Er war auf der Suche nach einer ganz klaren Antwort auf die Frage „Wer bin ich“. Aber diese Antwort kam erst, als ich ihn aus dem Verstand herausgenommen habe und er sich bewusst wurde, dass er immer noch existiert, obwohl sein Verstand komplett schweigt. Er war jetzt nicht mehr Künstler, Mann, etc., er WAR nur noch. Plötzlich hat er diese Weite gespürt und gemerkt: Das bin ich! Das war für ihn so ergreifend, dass er stark geweint hat. Das, was er ist, hat er als Gefühl entdeckt. Ein Gefühl, was außerhalb der „Ichigkeit des Egos“ steht, er hat es als „tiefen Frieden“ beschrieben. Kein Gefühl, welches z.B. durch Erfolg von außen erzeugt wird, sondern ein Auflösen des Egos – eigentlich kann man das gar nicht beschreiben.

Wie waren die Reaktionen von den Zuschauern?

Völlig unterschiedlich. Die einen waren total inspiriert, auch gerührt und bewegt. Die anderen hielten es für eine Art Werk des Teufels, so kam es mir vor!

Bei Hypnose vor Publikum haben viele die Assoziation, dass der Hypnotisierte z.B. wie ein Frosch über die Bühne hüpft, weil er nicht mehr eigenmächtig handeln kann und manipulierbar ist. Wie war das während der Performance?

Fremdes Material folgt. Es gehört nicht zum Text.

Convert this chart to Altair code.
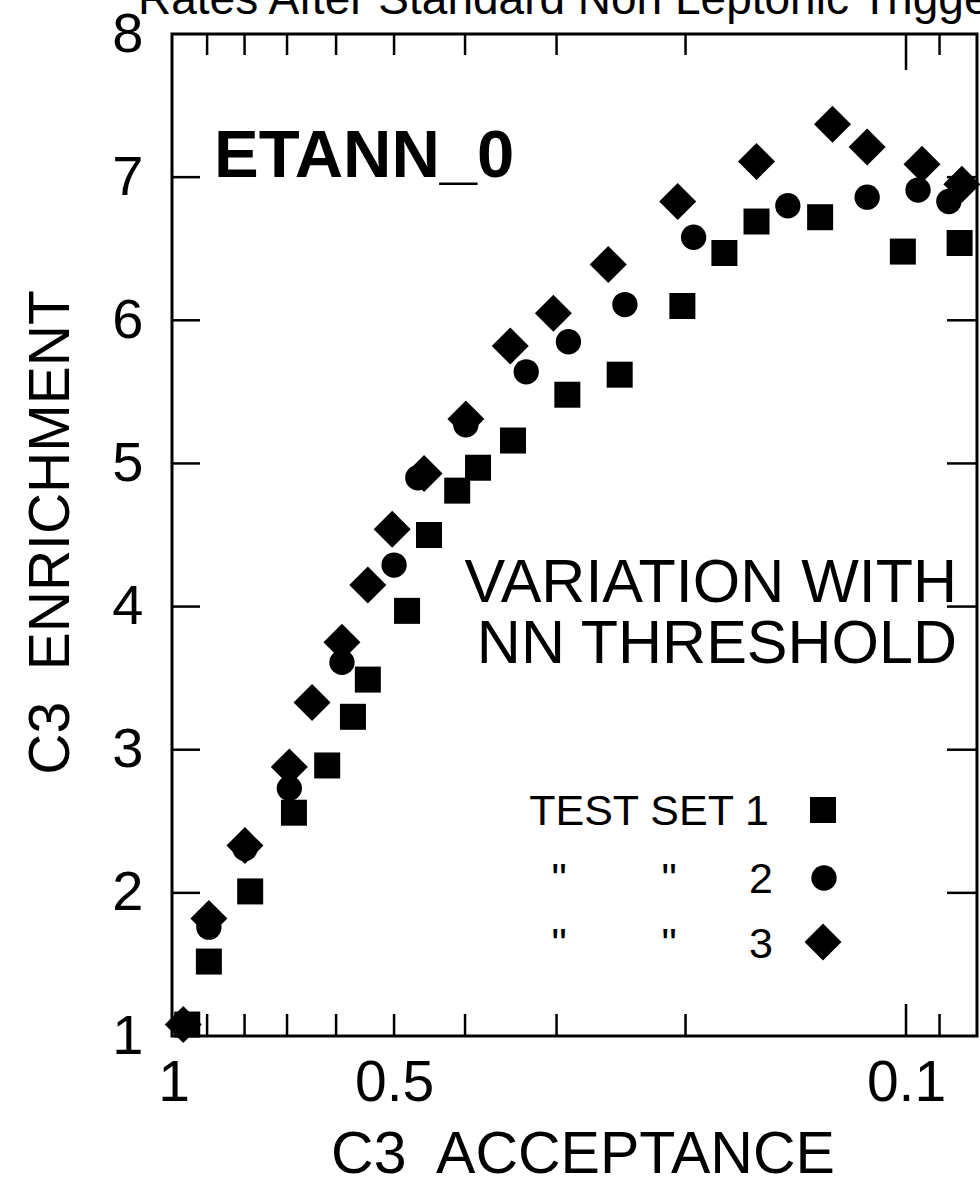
import altair as alt
import pandas as pd

# ---- data ----
sq_x = [0.958, 0.895, 0.786, 0.685, 0.617, 0.569, 0.543, 0.480, 0.448, 0.410,
        0.384, 0.344, 0.290, 0.246, 0.202, 0.177, 0.160, 0.131, 0.101, 0.0845]
sq_y = [1.08, 1.52, 2.01, 2.56, 2.89, 3.23, 3.49, 3.97, 4.50, 4.81,
        4.97, 5.16, 5.48, 5.62, 6.10, 6.47, 6.69, 6.72, 6.48, 6.54]
ci_x = [0.970, 0.895, 0.799, 0.695, 0.589, 0.500, 0.464, 0.399, 0.330, 0.289,
        0.242, 0.195, 0.145, 0.113, 0.0963, 0.0874]
ci_y = [1.08, 1.76, 2.31, 2.73, 3.61, 4.29, 4.90, 5.27, 5.64, 5.85,
        6.11, 6.58, 6.80, 6.86, 6.91, 6.83]
di_x = [0.970, 0.895, 0.799, 0.695, 0.647, 0.589, 0.543, 0.503, 0.455, 0.399,
        0.347, 0.303, 0.255, 0.205, 0.160, 0.126, 0.113, 0.0951, 0.0839]
di_y = [1.08, 1.82, 2.33, 2.88, 3.33, 3.75, 4.15, 4.54, 4.93, 5.31,
        5.82, 6.05, 6.39, 6.83, 7.11, 7.37, 7.21, 7.09, 6.95]

x_label_vals = [1, 0.5, 0.1]
x_minor_ticks = [0.9, 0.8, 0.7, 0.6, 0.5, 0.4, 0.3, 0.2, 0.09]
x_major_ticks = [0.1]
y_label_vals = [1, 2, 3, 4, 5, 6, 7, 8]
y_ticks = [2, 3, 4, 5, 6, 7]

TITLE = "Rates After Standard Non Leptonic Trigger"
X_TITLE = "C3\u00a0 ACCEPTANCE"
Y_TITLE = "C3\u00a0 ENRICHMENT"

FONT = "Liberation Sans, Arial, Helvetica, sans-serif"
W, H = 805, 1002

xscale = alt.Scale(type="log", domain=[0.08, 1.005], reverse=True, nice=False, zero=False)
yscale = alt.Scale(domain=[1, 8], nice=False, zero=False)


def df(xs, ys):
    return pd.DataFrame({"acc": xs, "enr": ys})


x_axis = alt.Axis(values=x_label_vals, format="~g", ticks=False, tickSize=0, domain=False,
                  grid=False, labelFontSize=57, labelFont=FONT, labelColor="black",
                  labelPadding=19, labelFlush=False, labelOverlap=False,
                  title=X_TITLE, titleFont=FONT, titleFontSize=59, titleFontWeight="normal",
                  titleColor="black", titleBaseline="alphabetic", titleY=136,
                  titleX=W / 2 + 8, titleAlign="center")
y_axis = alt.Axis(values=y_label_vals, ticks=False, tickSize=0, domain=False, grid=False,
                  labelFontSize=56, labelFont=FONT, labelColor="black", labelPadding=29,
                  labelFlush=False, labelOverlap=False,
                  title=Y_TITLE, titleFont=FONT, titleFontSize=57, titleFontWeight="normal",
                  titleColor="black", titleAngle=-90, titleBaseline="alphabetic",
                  titleAlign="center", titleX=-104, titleY=498)


def X(field):
    return alt.X(field, scale=xscale, axis=x_axis, title=X_TITLE)


def Y(field):
    return alt.Y(field, scale=yscale, axis=y_axis, title=Y_TITLE)


def pts(data, shape, size):
    return alt.Chart(data).mark_point(shape=shape, filled=True, size=size, color="black",
                                      opacity=1, strokeWidth=0).encode(
        x=X("acc:Q"), y=Y("enr:Q"))


squares = pts(df(sq_x, sq_y), "square", 676)
circles = pts(df(ci_x, ci_y), "circle", 640)
diamonds = pts(df(di_x, di_y), "diamond", 1369)

RULE = dict(color="black", strokeWidth=2.5)


def xticks(vals, y0, y1):
    return alt.Chart(pd.DataFrame({"acc": vals})).mark_rule(**RULE).encode(
        x=X("acc:Q"), y=alt.value(y0), y2=alt.value(y1))


def yticks(vals, x0, x1):
    return alt.Chart(pd.DataFrame({"enr": vals})).mark_rule(**RULE).encode(
        y=Y("enr:Q"), x=alt.value(x0), x2=alt.value(x1))


ticks = [
    xticks(x_minor_ticks, H, H - 22), xticks(x_major_ticks, H, H - 32),
    xticks(x_minor_ticks, 0, 21), xticks(x_major_ticks, 0, 36),
    yticks(y_ticks, 0, 28), yticks(y_ticks, W, W - 30),
]


def label(txt, x, y, size, align="left", weight="normal"):
    return alt.Chart(pd.DataFrame({"t": [txt]})).mark_text(
        font=FONT, fontSize=size, fontWeight=weight, align=align, baseline="alphabetic",
        color="black").encode(text="t:N", x=alt.value(x), y=alt.value(y))


def key(shape, size, x, y):
    return alt.Chart(pd.DataFrame({"k": [shape]})).mark_point(
        shape=shape, filled=True, size=size, color="black", opacity=1, strokeWidth=0
    ).encode(x=alt.value(x), y=alt.value(y))


texts = [
    label(TITLE, -34, -20, 46),
    label("ETANN_0", 42, 143, 67, weight="bold"),
    label("VARIATION WITH", 785, 568, 61, align="right"),
    label("NN THRESHOLD", 785, 629, 61, align="right"),
    label("TEST SET 1", 597, 791, 43, align="right"),
    label('"', 387, 859, 43, align="center"),
    label('"', 497, 859, 43, align="center"),
    label("2", 589, 859, 43, align="center"),
    label('"', 387, 924, 43, align="center"),
    label('"', 497, 924, 43, align="center"),
    label("3", 589, 924, 43, align="center"),
    key("square", 676, 651, 776),
    key("circle", 640, 652, 844),
    key("diamond", 1369, 651, 908),
]

chart = alt.layer(squares, circles, diamonds, *ticks, *texts).properties(
    width=W, height=H,
    padding={"left": 172, "top": 34, "right": 3, "bottom": 146},
    autosize=alt.AutoSizeParams(type="none"),
    background="white",
).configure_view(stroke="black", strokeWidth=3)

chart.save("out.html", embed_options={"renderer": "svg", "actions": False})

Das war das Schwierige für mich, weil ich mit Ulay ja keine Therapie machen, sondern nur das nehmen durfte, was hochkommt. Ich hatte das Glück, dass tatsächlich sehr viel hoch gekommen ist. Und es gab ja trotzdem eine Dramaturgie: Wie bringe ich Ulay zu der Antwort auf seine Frage „Wer bin ich?“? Ich habe ihn dann aus dem Verstand genommen: Man schickt den Klienten sozusagen in die Lücke zwischen den Gedanken, so dass er sich bewusst wird, dass alles leer und bedeutungslos ist. Das klingt erstmal brutal, aber es beinhaltet die Freiheit, dass man nur das ist, dem man Bedeutung schenkt! Ulay hat immer wieder assoziiert und ist dann wieder in die Lücke und hat sein Selbst als viel größer als alles andere erfahren. Gleichzeitig ist er ja bei Bewusstsein, auch wenn das eingeschränkt ist, und macht nur das, was er machen möchte.

Hat Ulay denn die Antwort auf seine Frage gefunden?

Ja. Er hatte zwar nicht damit gerechnet, dass es so passiert, aber ja. 

Haben Sie das Ganze mit Ulay nachbearbeitet?

Ulay musste mir vorher das Einverständnis geben, dass wir das nachbearbeiten, ja. Denn während der Hypnose kann so viel hochkommen – was, kann man sich ja nicht aussuchen – und das ist dann an der Oberfläche. Ulay erzählte mir, dass er am nächsten Morgen erstmal Schwierigkeiten hatte, aufzustehen und sich komisch fühlte. Wir sind aber in gutem Kontakt und planen schon die nächste gemeinsame Performance!